- [TO DO]: With the images removed, repeat the data below exactly.

_ _ _ _ _ _ _

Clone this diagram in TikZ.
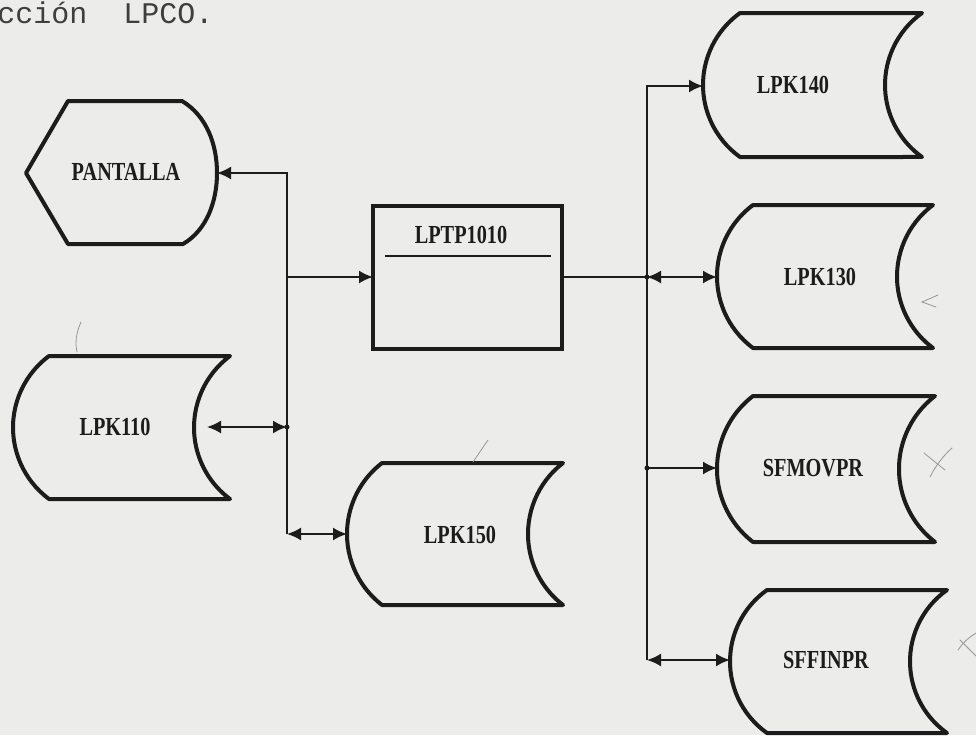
\documentclass[tikz,border=0pt]{standalone}
\usepackage{fontspec}
\setmainfont{Liberation Serif}
\newfontfamily\dotmono{Liberation Mono}
\usetikzlibrary{arrows.meta}
\definecolor{ink}{RGB}{28,28,28}
\definecolor{paper}{RGB}{236,236,234}
\definecolor{pencil}{RGB}{150,150,150}
\newcommand\lbltext[1]{\scalebox{0.78}[1]{#1}}
\newcommand\storshape[5]{% xl, xr, yt, yb, d
  \pgfmathsetmacro\sHalf{(#4-#3)/2}
  \pgfmathsetmacro\sRad{(\sHalf*\sHalf+#5*#5)/(2*#5)}
  \pgfmathsetmacro\sPhi{asin(\sHalf/\sRad)}
  \draw[storeline] (#1,#3) -- (#2,#3)
    arc[start angle=180+\sPhi, end angle=180-\sPhi, radius=\sRad]
    -- (#1,#4)
    arc[start angle=180-\sPhi, end angle=180+\sPhi, radius=\sRad] -- cycle;
}
\begin{document}
\begin{tikzpicture}[x=0.5pt,y=-0.5pt,
  storeline/.style={draw=ink, line width=2pt, line join=round},
  procbox/.style={draw=ink, line width=2.2pt, minimum width=94.5pt, minimum height=71.5pt, inner sep=0pt},
  lbl/.style={font=\bfseries\fontsize{13}{15}\selectfont, text=ink, inner sep=0pt},
  conn/.style={draw=ink, line width=1pt},
  >={Latex[length=7pt,width=6.5pt]},
  jdot/.style={fill=ink, draw=none},
  pencilmark/.style={draw=pencil, line width=0.4pt, line cap=round}]
\fill[paper] (0,0) rectangle (976,735);
\useasboundingbox (0,0) rectangle (976,735);

% title
\node[anchor=base west, inner sep=0pt, font=\dotmono\fontsize{15}{17}\selectfont, text=ink!85] (title) at (-3,23) {cción\ \ LPCO.};

% PANTALLA (display)
\draw[storeline] (26,173) -- (68,101) -- (182,101)
  .. controls (207,116) and (217,145) .. (217,173)
  .. controls (217,201) and (207,230) .. (183,244) -- (68,244) -- cycle;
\node[lbl] (pan) at (126,172) {\lbltext{PANTALLA}};

% LPTP1010 process box
\node[procbox] (tp) at (467.5,277.5) {};
\draw[ink, line width=1pt] (385,256) -- (551,256);
\node[lbl] (tpl) at (461,235) {\lbltext{LPTP1010}};

% storage shapes
\storshape{49}{230}{356}{499}{36}
\node[lbl] (k110) at (115,427) {\lbltext{LPK110}};
\storshape{382}{563}{463}{605}{35}
\node[lbl] (k150) at (460,535) {\lbltext{LPK150}};
\storshape{740}{922}{13}{157}{37}
\node[lbl] (k140) at (793,85) {\lbltext{LPK140}};
\storshape{753}{933}{205}{348}{36}
\node[lbl] (k130) at (820,277) {\lbltext{LPK130}};
\storshape{753}{935}{396}{542}{36}
\node[lbl] (mov) at (813,468) {\lbltext{SFMOVPR}};
\storshape{767}{947}{590}{733}{37}
\node[lbl] (fin) at (826,660) {\lbltext{SFFINPR}};

% ports and bus points
\coordinate (pan-e) at (217,173);
\coordinate (k110-e) at (207,427);
\coordinate (k150-w) at (347,534);
\coordinate (tp-w) at (373,277);
\coordinate (tp-e) at (562,277);
\coordinate (k140-w) at (703,86);
\coordinate (k130-w) at (717,277);
\coordinate (mov-w) at (717,468);
\coordinate (fin-w) at (730,660);
\coordinate (bl-mid) at (287,277);
\coordinate (bl-110) at (287,427);
\coordinate (bl-bot) at (287,534);
\coordinate (br-130) at (647,277);
\coordinate (br-mov) at (647,468);
\coordinate (br-fin) at (647,660);

% connectors
\draw[conn,->] (bl-bot) |- (pan-e);
\draw[conn,->] (bl-mid) -- (tp-w);
\draw[conn,<->] (k110-e) -- (bl-110);
\draw[conn,<->] (bl-bot) -- (k150-w);
\draw[conn] (tp-e) -- (br-130);
\draw[conn,->] (br-fin) |- (k140-w);
\draw[conn,<->] (br-130) -- (k130-w);
\draw[conn,->] (br-mov) -- (mov-w);
\draw[conn,<->] (br-fin) -- (fin-w);
\fill[jdot] (bl-110) circle[radius=2.5];
\fill[jdot] (br-130) circle[radius=2.5];
\fill[jdot] (br-mov) circle[radius=2.5];

% pencil marks
\draw[pencilmark] (81,322) .. controls (76,333) and (75,343) .. (77,352);
\draw[pencilmark] (488,440) -- (473,462);
\draw[pencilmark] (938,295) -- (922,302) -- (936,307);
\draw[pencilmark] (930,477) .. controls (936,465) and (944,455) .. (952,448);
\draw[pencilmark] (924,453) -- (945,470);
\draw[pencilmark] (958,650) .. controls (965,640) and (970,637) .. (976,633);
\draw[pencilmark] (960,640) -- (976,656);
\end{tikzpicture}
\end{document}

_ _ _ _ _ _ _

- [RESPONSE TO THIS EXERCISE]:
Clone this diagram in TikZ.
\documentclass[tikz,border=0pt]{standalone}
\usepackage{fontspec}
\setmainfont{Liberation Serif}
\newfontfamily\dotmono{Liberation Mono}
\usetikzlibrary{arrows.meta}
\definecolor{ink}{RGB}{28,28,28}
\definecolor{paper}{RGB}{236,236,234}
\definecolor{pencil}{RGB}{150,150,150}
\newcommand\lbltext[1]{\scalebox{0.78}[1]{#1}}
\newcommand\storshape[5]{% xl, xr, yt, yb, d
  \pgfmathsetmacro\sHalf{(#4-#3)/2}
  \pgfmathsetmacro\sRad{(\sHalf*\sHalf+#5*#5)/(2*#5)}
  \pgfmathsetmacro\sPhi{asin(\sHalf/\sRad)}
  \draw[storeline] (#1,#3) -- (#2,#3)
    arc[start angle=180+\sPhi, end angle=180-\sPhi, radius=\sRad]
    -- (#1,#4)
    arc[start angle=180-\sPhi, end angle=180+\sPhi, radius=\sRad] -- cycle;
}
\begin{document}
\begin{tikzpicture}[x=0.5pt,y=-0.5pt,
  storeline/.style={draw=ink, line width=2pt, line join=round},
  procbox/.style={draw=ink, line width=2.2pt, minimum width=94.5pt, minimum height=71.5pt, inner sep=0pt},
  lbl/.style={font=\bfseries\fontsize{13}{15}\selectfont, text=ink, inner sep=0pt},
  conn/.style={draw=ink, line width=1pt},
  >={Latex[length=7pt,width=6.5pt]},
  jdot/.style={fill=ink, draw=none},
  pencilmark/.style={draw=pencil, line width=0.4pt, line cap=round}]
\fill[paper] (0,0) rectangle (976,735);
\useasboundingbox (0,0) rectangle (976,735);

% title
\node[anchor=base west, inner sep=0pt, font=\dotmono\fontsize{15}{17}\selectfont, text=ink!85] (title) at (-3,23) {cción\ \ LPCO.};

% PANTALLA (display)
\draw[storeline] (26,173) -- (68,101) -- (182,101)
  .. controls (207,116) and (217,145) .. (217,173)
  .. controls (217,201) and (207,230) .. (183,244) -- (68,244) -- cycle;
\node[lbl] (pan) at (126,172) {\lbltext{PANTALLA}};

% LPTP1010 process box
\node[procbox] (tp) at (467.5,277.5) {};
\draw[ink, line width=1pt] (385,256) -- (551,256);
\node[lbl] (tpl) at (461,235) {\lbltext{LPTP1010}};

% storage shapes
\storshape{49}{230}{356}{499}{36}
\node[lbl] (k110) at (115,427) {\lbltext{LPK110}};
\storshape{382}{563}{463}{605}{35}
\node[lbl] (k150) at (460,535) {\lbltext{LPK150}};
\storshape{740}{922}{13}{157}{37}
\node[lbl] (k140) at (793,85) {\lbltext{LPK140}};
\storshape{753}{933}{205}{348}{36}
\node[lbl] (k130) at (820,277) {\lbltext{LPK130}};
\storshape{753}{935}{396}{542}{36}
\node[lbl] (mov) at (813,468) {\lbltext{SFMOVPR}};
\storshape{767}{947}{590}{733}{37}
\node[lbl] (fin) at (826,660) {\lbltext{SFFINPR}};

% ports and bus points
\coordinate (pan-e) at (217,173);
\coordinate (k110-e) at (207,427);
\coordinate (k150-w) at (347,534);
\coordinate (tp-w) at (373,277);
\coordinate (tp-e) at (562,277);
\coordinate (k140-w) at (703,86);
\coordinate (k130-w) at (717,277);
\coordinate (mov-w) at (717,468);
\coordinate (fin-w) at (730,660);
\coordinate (bl-mid) at (287,277);
\coordinate (bl-110) at (287,427);
\coordinate (bl-bot) at (287,534);
\coordinate (br-130) at (647,277);
\coordinate (br-mov) at (647,468);
\coordinate (br-fin) at (647,660);

% connectors
\draw[conn,->] (bl-bot) |- (pan-e);
\draw[conn,->] (bl-mid) -- (tp-w);
\draw[conn,<->] (k110-e) -- (bl-110);
\draw[conn,<->] (bl-bot) -- (k150-w);
\draw[conn] (tp-e) -- (br-130);
\draw[conn,->] (br-fin) |- (k140-w);
\draw[conn,<->] (br-130) -- (k130-w);
\draw[conn,->] (br-mov) -- (mov-w);
\draw[conn,<->] (br-fin) -- (fin-w);
\fill[jdot] (bl-110) circle[radius=2.5];
\fill[jdot] (br-130) circle[radius=2.5];
\fill[jdot] (br-mov) circle[radius=2.5];

% pencil marks
\draw[pencilmark] (81,322) .. controls (76,333) and (75,343) .. (77,352);
\draw[pencilmark] (488,440) -- (473,462);
\draw[pencilmark] (938,295) -- (922,302) -- (936,307);
\draw[pencilmark] (930,477) .. controls (936,465) and (944,455) .. (952,448);
\draw[pencilmark] (924,453) -- (945,470);
\draw[pencilmark] (958,650) .. controls (965,640) and (970,637) .. (976,633);
\draw[pencilmark] (960,640) -- (976,656);
\end{tikzpicture}
\end{document}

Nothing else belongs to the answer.